## Items
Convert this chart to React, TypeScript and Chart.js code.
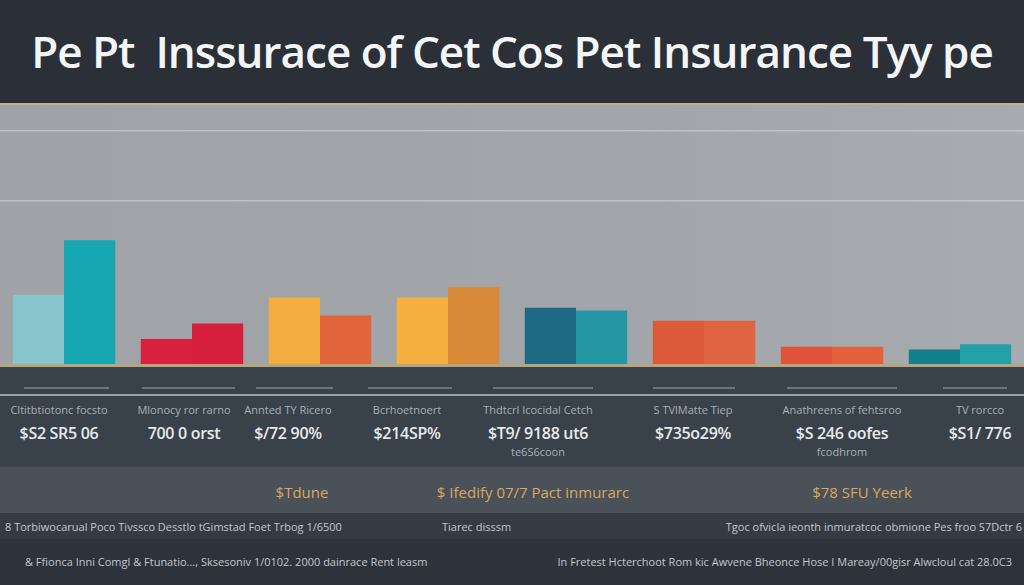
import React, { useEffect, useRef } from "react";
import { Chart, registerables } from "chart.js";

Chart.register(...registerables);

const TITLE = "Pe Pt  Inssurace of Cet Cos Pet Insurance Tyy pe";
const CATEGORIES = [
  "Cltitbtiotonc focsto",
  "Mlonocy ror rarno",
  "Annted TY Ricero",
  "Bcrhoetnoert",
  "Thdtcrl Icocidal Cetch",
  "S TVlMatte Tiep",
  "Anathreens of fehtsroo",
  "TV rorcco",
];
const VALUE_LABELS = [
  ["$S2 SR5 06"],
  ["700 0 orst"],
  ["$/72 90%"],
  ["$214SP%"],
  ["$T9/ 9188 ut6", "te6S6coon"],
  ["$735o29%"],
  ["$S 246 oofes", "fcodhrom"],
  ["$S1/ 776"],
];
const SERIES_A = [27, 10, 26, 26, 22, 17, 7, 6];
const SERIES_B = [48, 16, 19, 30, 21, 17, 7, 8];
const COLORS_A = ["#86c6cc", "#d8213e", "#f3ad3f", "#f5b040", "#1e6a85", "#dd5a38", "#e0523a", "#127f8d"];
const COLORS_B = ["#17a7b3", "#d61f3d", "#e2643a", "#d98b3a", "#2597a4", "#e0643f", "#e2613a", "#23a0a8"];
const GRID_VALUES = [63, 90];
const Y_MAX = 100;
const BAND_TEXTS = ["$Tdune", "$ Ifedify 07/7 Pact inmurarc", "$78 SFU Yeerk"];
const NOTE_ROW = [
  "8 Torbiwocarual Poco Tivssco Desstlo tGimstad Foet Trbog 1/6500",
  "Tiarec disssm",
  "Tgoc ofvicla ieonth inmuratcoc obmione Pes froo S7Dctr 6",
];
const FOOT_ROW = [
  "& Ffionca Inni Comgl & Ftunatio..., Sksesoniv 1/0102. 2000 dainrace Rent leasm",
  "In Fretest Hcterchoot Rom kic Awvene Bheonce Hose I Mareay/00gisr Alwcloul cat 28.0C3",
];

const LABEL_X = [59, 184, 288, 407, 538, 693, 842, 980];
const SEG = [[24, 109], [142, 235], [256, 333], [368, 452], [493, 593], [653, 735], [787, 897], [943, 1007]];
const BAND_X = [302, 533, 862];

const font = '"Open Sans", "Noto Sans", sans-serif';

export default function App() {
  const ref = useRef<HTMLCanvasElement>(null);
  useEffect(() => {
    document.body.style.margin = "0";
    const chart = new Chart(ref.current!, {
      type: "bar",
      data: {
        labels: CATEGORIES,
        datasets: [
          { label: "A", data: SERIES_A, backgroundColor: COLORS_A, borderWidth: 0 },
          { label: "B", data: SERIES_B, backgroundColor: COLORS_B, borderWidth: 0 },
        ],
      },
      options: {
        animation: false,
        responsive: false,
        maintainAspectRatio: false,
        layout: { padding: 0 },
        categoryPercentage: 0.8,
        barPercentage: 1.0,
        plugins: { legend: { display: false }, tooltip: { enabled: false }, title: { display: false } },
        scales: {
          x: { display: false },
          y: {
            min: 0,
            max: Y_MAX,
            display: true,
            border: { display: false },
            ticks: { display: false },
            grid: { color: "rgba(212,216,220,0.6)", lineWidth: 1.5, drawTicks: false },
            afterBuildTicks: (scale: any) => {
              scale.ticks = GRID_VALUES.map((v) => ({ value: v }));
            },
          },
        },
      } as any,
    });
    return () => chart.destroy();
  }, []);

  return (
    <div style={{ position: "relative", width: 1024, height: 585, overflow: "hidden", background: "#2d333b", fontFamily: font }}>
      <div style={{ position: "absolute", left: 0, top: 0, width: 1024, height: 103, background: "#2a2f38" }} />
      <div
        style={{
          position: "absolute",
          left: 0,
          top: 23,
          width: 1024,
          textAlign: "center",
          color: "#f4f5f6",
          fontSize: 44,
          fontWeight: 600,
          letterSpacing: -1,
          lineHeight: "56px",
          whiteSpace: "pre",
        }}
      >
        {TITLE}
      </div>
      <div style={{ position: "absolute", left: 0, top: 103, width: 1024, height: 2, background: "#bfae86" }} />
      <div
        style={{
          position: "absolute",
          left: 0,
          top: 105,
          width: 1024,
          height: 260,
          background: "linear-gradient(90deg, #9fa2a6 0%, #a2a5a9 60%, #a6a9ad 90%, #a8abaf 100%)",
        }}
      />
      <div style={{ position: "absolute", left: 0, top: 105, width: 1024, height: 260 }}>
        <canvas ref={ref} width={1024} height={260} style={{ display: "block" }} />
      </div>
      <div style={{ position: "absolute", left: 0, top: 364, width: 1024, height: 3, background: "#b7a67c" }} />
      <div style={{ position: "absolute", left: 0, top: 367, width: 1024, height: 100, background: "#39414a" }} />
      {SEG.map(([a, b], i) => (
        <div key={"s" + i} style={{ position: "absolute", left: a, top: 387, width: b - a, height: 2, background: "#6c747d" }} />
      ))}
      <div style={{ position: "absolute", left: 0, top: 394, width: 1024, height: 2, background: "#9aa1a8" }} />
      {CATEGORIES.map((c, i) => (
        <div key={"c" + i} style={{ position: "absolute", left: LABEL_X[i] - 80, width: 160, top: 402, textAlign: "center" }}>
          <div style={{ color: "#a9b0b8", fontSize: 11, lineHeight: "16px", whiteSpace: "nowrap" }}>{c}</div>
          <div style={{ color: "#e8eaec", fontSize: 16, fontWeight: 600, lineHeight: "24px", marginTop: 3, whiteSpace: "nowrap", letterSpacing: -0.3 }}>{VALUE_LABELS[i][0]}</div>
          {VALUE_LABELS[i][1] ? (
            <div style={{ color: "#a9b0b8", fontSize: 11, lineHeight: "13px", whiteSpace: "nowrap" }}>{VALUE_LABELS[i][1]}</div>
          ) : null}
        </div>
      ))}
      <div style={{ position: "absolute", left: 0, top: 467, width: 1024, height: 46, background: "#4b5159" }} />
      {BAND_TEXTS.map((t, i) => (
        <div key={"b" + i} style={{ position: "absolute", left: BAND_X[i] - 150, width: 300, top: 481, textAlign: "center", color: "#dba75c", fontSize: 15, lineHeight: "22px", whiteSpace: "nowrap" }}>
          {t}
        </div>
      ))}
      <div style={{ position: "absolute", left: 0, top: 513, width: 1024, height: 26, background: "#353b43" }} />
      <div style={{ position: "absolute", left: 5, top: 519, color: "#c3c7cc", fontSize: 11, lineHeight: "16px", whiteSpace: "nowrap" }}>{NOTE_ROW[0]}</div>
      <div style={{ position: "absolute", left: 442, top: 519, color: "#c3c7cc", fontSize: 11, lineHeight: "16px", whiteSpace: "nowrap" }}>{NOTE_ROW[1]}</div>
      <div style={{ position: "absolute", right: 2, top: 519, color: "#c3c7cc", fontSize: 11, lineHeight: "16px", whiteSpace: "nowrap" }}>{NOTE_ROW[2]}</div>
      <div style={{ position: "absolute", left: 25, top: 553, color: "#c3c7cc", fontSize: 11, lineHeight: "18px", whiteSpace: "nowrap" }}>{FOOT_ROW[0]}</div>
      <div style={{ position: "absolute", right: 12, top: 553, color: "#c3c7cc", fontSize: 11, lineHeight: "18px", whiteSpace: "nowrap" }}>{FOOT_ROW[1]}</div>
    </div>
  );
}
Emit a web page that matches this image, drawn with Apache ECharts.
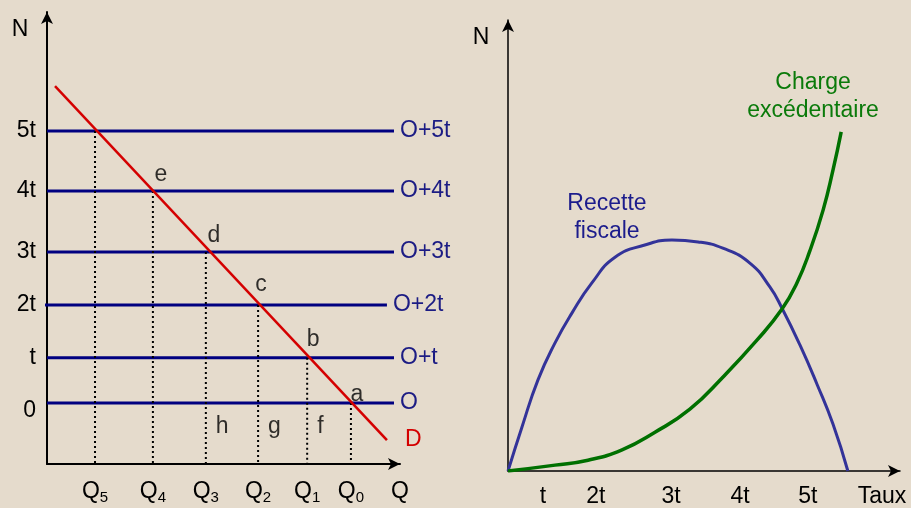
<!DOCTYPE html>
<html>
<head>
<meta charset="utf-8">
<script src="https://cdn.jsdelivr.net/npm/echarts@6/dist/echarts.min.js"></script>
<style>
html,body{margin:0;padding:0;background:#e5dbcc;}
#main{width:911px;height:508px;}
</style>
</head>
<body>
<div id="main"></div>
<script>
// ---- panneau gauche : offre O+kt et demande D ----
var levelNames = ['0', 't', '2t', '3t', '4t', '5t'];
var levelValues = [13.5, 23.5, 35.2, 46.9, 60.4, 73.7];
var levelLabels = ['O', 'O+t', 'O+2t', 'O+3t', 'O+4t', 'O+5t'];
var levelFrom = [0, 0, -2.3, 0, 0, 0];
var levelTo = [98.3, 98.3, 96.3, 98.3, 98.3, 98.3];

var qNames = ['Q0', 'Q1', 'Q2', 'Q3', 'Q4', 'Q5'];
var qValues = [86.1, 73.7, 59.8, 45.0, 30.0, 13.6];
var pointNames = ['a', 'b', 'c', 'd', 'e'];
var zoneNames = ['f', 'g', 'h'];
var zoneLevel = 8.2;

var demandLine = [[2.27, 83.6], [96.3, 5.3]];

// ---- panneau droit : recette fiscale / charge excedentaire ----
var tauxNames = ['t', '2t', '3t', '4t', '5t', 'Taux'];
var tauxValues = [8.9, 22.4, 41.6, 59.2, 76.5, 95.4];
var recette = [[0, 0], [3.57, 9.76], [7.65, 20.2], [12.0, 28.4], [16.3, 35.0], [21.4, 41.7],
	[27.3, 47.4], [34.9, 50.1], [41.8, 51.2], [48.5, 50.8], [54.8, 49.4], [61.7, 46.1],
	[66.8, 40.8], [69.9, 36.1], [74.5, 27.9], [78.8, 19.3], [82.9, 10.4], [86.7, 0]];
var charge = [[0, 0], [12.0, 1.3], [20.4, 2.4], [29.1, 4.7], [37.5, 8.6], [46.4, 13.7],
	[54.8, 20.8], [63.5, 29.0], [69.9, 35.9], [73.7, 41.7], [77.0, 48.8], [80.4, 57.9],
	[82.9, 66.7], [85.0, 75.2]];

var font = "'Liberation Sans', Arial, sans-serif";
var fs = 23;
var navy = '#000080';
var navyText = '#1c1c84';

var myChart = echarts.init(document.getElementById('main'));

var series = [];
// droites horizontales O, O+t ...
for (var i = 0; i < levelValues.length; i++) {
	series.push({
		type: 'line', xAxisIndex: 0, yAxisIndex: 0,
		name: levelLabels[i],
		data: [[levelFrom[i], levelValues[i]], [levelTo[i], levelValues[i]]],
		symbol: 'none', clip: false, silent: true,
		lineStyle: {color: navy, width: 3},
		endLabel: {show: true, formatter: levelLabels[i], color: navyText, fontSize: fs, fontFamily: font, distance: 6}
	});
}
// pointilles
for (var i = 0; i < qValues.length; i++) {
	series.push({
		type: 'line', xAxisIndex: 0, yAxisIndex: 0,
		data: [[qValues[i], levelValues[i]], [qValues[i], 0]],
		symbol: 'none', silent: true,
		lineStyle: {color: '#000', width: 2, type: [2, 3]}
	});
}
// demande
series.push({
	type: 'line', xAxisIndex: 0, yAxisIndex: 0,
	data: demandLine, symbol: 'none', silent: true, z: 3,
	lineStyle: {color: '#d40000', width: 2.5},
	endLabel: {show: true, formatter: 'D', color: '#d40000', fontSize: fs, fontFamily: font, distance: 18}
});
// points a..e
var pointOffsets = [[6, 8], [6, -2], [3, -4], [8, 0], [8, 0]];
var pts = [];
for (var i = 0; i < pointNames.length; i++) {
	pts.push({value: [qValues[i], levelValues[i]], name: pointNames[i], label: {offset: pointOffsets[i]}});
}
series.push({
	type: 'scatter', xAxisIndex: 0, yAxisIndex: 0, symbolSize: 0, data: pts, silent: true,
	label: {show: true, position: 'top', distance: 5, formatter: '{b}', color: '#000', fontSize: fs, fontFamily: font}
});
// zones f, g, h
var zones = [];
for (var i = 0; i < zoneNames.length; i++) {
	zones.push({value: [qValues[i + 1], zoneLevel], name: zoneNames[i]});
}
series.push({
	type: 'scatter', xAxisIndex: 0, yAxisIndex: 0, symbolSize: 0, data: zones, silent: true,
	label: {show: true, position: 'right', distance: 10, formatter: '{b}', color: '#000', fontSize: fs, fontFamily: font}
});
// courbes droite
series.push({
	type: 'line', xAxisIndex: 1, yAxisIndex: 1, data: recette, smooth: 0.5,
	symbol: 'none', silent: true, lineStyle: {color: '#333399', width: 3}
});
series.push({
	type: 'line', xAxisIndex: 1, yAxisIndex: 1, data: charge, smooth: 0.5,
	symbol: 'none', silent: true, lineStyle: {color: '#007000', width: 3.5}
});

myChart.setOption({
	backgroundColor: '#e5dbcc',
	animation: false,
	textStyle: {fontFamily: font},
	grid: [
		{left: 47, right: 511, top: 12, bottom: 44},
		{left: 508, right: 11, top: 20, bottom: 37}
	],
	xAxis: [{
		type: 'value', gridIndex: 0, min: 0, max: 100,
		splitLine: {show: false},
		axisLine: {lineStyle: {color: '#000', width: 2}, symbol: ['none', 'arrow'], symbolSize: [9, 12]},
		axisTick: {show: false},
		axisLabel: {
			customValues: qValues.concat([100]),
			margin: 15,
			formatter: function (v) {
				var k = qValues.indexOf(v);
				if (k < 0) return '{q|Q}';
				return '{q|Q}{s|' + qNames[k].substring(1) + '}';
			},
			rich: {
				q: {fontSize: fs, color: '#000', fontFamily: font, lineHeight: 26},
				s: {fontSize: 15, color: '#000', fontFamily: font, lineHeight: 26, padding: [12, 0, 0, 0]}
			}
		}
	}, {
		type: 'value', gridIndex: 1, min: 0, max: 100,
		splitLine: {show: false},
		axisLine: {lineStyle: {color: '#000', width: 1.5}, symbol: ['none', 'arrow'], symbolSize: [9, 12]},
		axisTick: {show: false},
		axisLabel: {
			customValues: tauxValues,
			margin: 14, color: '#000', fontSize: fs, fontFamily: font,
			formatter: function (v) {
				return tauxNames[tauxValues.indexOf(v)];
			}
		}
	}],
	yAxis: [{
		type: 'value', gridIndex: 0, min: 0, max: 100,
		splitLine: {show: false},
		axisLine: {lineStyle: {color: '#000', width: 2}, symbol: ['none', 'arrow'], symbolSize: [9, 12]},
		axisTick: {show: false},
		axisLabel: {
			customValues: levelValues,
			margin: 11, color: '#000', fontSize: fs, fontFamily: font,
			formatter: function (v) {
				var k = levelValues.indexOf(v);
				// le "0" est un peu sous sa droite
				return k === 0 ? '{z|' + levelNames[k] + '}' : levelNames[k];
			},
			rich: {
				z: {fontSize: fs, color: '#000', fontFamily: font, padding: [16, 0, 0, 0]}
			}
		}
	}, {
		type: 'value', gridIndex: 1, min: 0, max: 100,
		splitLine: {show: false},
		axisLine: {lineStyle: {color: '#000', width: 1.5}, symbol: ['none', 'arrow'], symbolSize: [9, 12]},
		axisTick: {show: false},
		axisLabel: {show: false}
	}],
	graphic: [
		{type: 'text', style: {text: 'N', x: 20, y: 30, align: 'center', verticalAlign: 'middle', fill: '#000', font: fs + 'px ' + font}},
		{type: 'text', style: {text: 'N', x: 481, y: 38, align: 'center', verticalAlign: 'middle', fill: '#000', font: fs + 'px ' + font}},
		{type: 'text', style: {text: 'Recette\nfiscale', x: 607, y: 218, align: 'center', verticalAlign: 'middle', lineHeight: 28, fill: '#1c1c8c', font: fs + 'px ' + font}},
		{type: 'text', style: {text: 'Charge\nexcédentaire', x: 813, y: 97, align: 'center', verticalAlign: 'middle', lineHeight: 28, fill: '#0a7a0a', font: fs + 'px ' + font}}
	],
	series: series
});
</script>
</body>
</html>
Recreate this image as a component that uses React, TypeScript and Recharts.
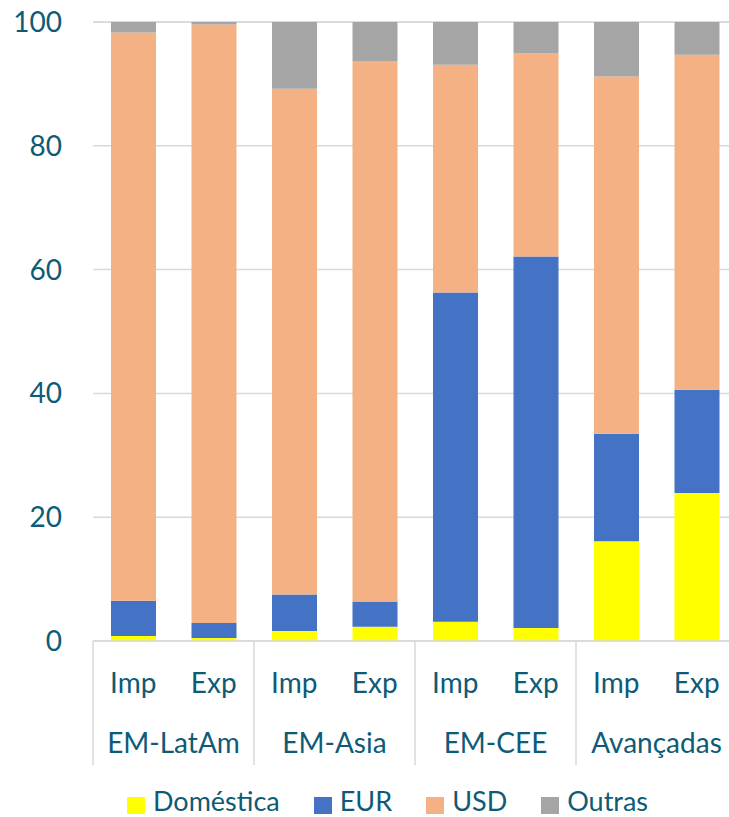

## Objective
Pictures do not belong in the copy. Repeat only the lines from the top of the records through the line containing "Chart.register(...registerables);".

## Completed exercise
Convert this chart to React, TypeScript and Chart.js code.
import React, { useEffect, useRef } from "react";
import { Chart, registerables } from "chart.js";

Chart.register(...registerables);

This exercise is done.